I don’t want to follow all the above up with a “but.”
One four-hour stint at work was exhausting, but I did it. Returning for the next four-hour stint made it all seem so never-ending, so interminable, so depressing. I could see the days ramping up and stretching out before me. One meaningless, monotonous day after another. Full of people in my face – people I wouldn’t normally choose to even speak to – and meetings in which nothing of any value is discussed and little is accomplished.
To make matters worse, the Director I thought I was returning to has moved on. One of the two files she had promised me has been reassigned due to whining which turned into a turf war I wasn’t even present for. No one thought to find me an appropriately-located desk. Or a computer. Or a phone. No one knew they were supposed to reactivate my email account. No one knows I don’t have access to my email account. I could go on.

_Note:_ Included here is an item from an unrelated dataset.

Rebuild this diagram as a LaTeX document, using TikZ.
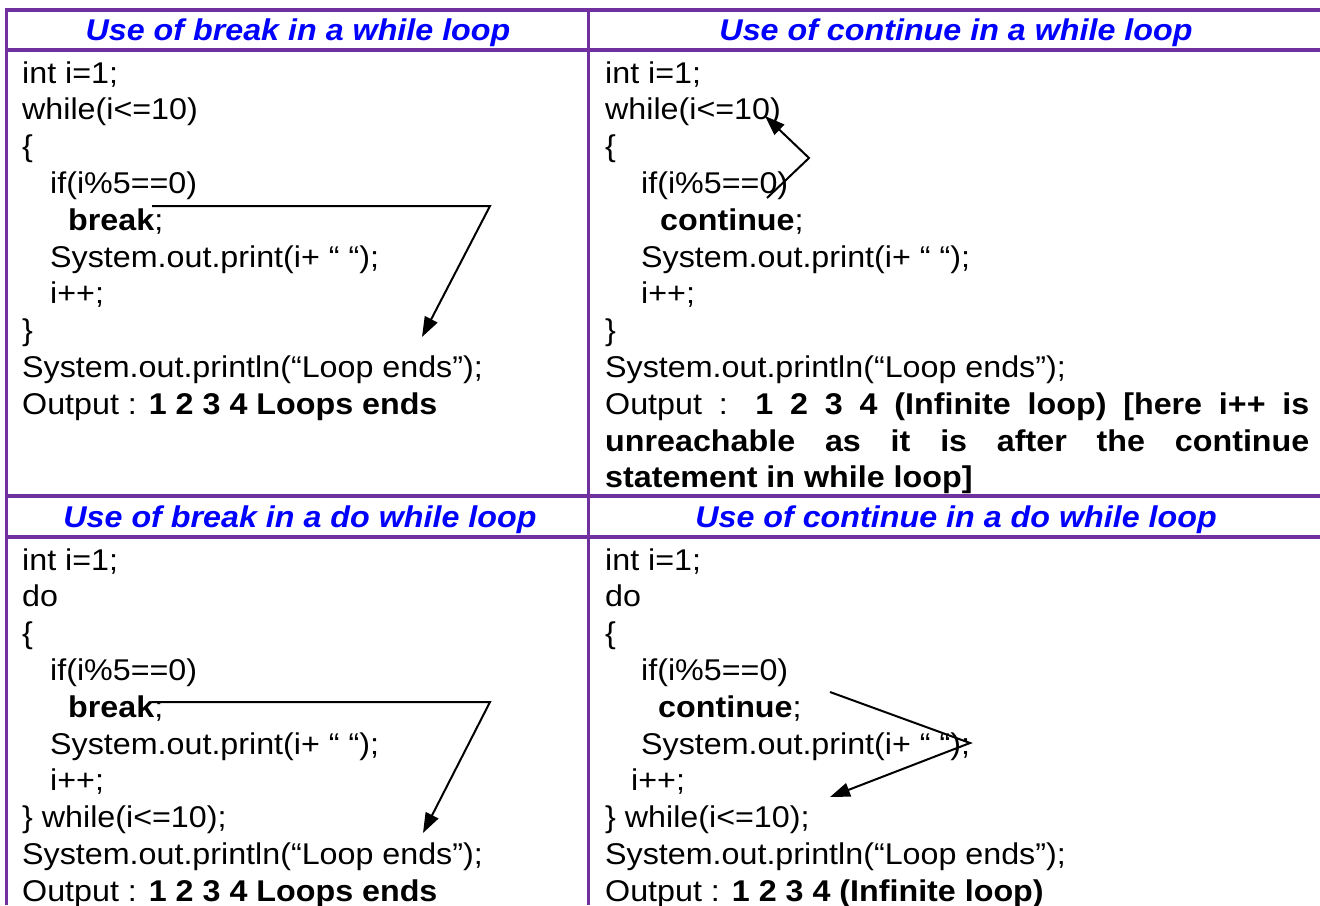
\documentclass[tikz,border=0pt]{standalone}
\usepackage{fontspec}
\usepackage{graphicx}
\setmainfont{Liberation Sans}
\usetikzlibrary{arrows.meta}

\definecolor{tablepurple}{HTML}{7030A0}
\definecolor{headblue}{HTML}{0000FF}

% body text is Arial-like, set slightly wide
\newcommand{\codefont}{\fontsize{30}{36.8}\selectfont}
\newcommand{\sx}[1]{\scalebox{1.075}[1]{#1}}

\tikzset{
  code/.style={anchor=base west, inner sep=0pt, font=\codefont},
  head/.style={anchor=base, inner sep=0pt, font=\codefont\bfseries\itshape, text=headblue},
  hrule/.style={draw=tablepurple, line width=4pt},
  vrule/.style={draw=tablepurple, line width=3pt},
  flow/.style={draw=black, line width=2pt, -{Triangle[length=20pt,width=14pt]}},
}

\begin{document}
\begin{tikzpicture}[x=1pt,y=-1pt]
\useasboundingbox (0,0) rectangle (1320,905);

% ---- table rules ----
\draw[hrule] (5,10) -- (1320,10);
\draw[hrule] (5,50) -- (1320,50);
\draw[hrule] (5,496) -- (1320,496);
\draw[hrule] (5,537) -- (1320,537);
\draw[vrule] (6.5,8) -- (6.5,905);
\draw[vrule] (588,8) -- (588,905);

% ---- headers ----
\node[head] (h1) at (298,40)  {\sx{Use of break in a while loop}};
\node[head] (h2) at (956,40)  {\sx{Use of continue in a while loop}};
\node[head] (h3) at (300,527) {\sx{Use of break in a do while loop}};
\node[head] (h4) at (956,527) {\sx{Use of continue in a do while loop}};

% ---- break in a while loop ----
\node[code] (a0) at (22,83)    {\sx{int i=1;}};
\node[code] (a1) at (22,119.8) {\sx{while(i<=10)}};
\node[code] (a2) at (22,156.6) {\sx{\{}};
\node[code] (a3) at (50,193.4) {\sx{if(i\%5==0)}};
\node[code] (a4) at (68,230.2) {\sx{\textbf{break};}};
\node[code] (a5) at (50,267)   {\sx{System.out.print(i+ “ “);}};
\node[code] (a6) at (50,303.8) {\sx{i++;}};
\node[code] (a7) at (22,340.6) {\sx{\}}};
\node[code] (a8) at (22,377.4) {\sx{System.out.println(“Loop ends”);}};
\node[code] (a9) at (22,414.2) {\sx{Output : \textbf{1 2 3 4 Loops ends}}};

% ---- continue in a while loop ----
\node[code] (b0) at (605,83)    {\sx{int i=1;}};
\node[code] (b1) at (605,119.8) {\sx{while(i<=10)}};
\node[code] (b2) at (605,156.6) {\sx{\{}};
\node[code] (b3) at (641,193.4) {\sx{if(i\%5==0)}};
\node[code] (b4) at (660,230.2) {\sx{\textbf{continue};}};
\node[code] (b5) at (641,267)   {\sx{System.out.print(i+ “ “);}};
\node[code] (b6) at (641,303.8) {\sx{i++;}};
\node[code] (b7) at (605,340.6) {\sx{\}}};
\node[code] (b8) at (605,377.4) {\sx{System.out.println(“Loop ends”);}};
\node[code] (b9) at (605,414.2) {\sx{\makebox[655pt][s]{Output : \textbf{1 2 3 4 (Infinite loop) [here i++ is}}}};
\node[code] (b10) at (605,451)  {\sx{\makebox[655pt][s]{\textbf{unreachable as it is after the continue}}}};
\node[code] (b11) at (605,487.8) {\sx{\textbf{statement in while loop]}}};

% ---- break in a do while loop ----
\node[code] (c0) at (22,570)   {\sx{int i=1;}};
\node[code] (c1) at (22,606.8) {\sx{do}};
\node[code] (c2) at (22,643.6) {\sx{\{}};
\node[code] (c3) at (50,680.4) {\sx{if(i\%5==0)}};
\node[code] (c4) at (68,717.2) {\sx{\textbf{break};}};
\node[code] (c5) at (50,754)   {\sx{System.out.print(i+ “ “);}};
\node[code] (c6) at (50,790.8) {\sx{i++;}};
\node[code] (c7) at (22,827.6) {\sx{\} while(i<=10);}};
\node[code] (c8) at (22,864.4) {\sx{System.out.println(“Loop ends”);}};
\node[code] (c9) at (22,901.2) {\sx{Output : \textbf{1 2 3 4 Loops ends}}};

% ---- continue in a do while loop ----
\node[code] (d0) at (605,570)   {\sx{int i=1;}};
\node[code] (d1) at (605,606.8) {\sx{do}};
\node[code] (d2) at (605,643.6) {\sx{\{}};
\node[code] (d3) at (641,680.4) {\sx{if(i\%5==0)}};
\node[code] (d4) at (658,717.2) {\sx{\textbf{continue};}};
\node[code] (d5) at (641,754)   {\sx{System.out.print(i+ “ “);}};
\node[code] (d6) at (631,790.8) {\sx{i++;}};
\node[code] (d7) at (605,827.6) {\sx{\} while(i<=10);}};
\node[code] (d8) at (605,864.4) {\sx{System.out.println(“Loop ends”);}};
\node[code] (d9) at (605,901.2) {\sx{Output : \textbf{1 2 3 4 (Infinite loop)}}};

% ---- control-flow arrows ----
\coordinate (ap) at (152,206);
\coordinate (aq) at (490,206);
\coordinate (ar) at (422,337);
\draw[flow] (ap) -- (aq) -- (ar);

\coordinate (bp) at (767,198);
\coordinate (bq) at (809,158);
\coordinate (br) at (765,116);
\draw[flow] (bp) -- (bq) -- (br);

\coordinate (cp) at (152,702);
\coordinate (cq) at (490,702);
\coordinate (cr) at (423,833);
\draw[flow] (cp) -- (cq) -- (cr);

\coordinate (dp) at (830,692);
\coordinate (dq) at (970,743);
\coordinate (dr) at (830,797);
\draw[flow] (dp) -- (dq) -- (dr);
\end{tikzpicture}
\end{document}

Luckily, I was able to keep my head down and, since I didn’t have any tools to do my job, spent much of yesterday’s four hours writing (ok, and talking to two very wonderful friends; that was great). I’m not one to look a gift horse in the mouth but I do still have a work ethic. So as much as I couldn’t really do anything else, I was still disillusioned by how much of a waste of time the whole thing seemed to be. Even when I become busy again, I still think much of what I do is fairly pointless. Unlike some, I have no false illusions about my own importance in the big machinery of government.
Yes, it pays the bills. And yes, I get a pension at the end of it. So I should quit complaining and do the time.
But, man. Am I ever glad to be home today. A little oasis of a day. I’m back where I belong, at my kitchen table where I’ve sat for months, beside the open window with its damp breezes and sunshine and showers and blowing leaves. Writing.
This is fulfilling.
And this is what will get me through tomorrow’s four-hours.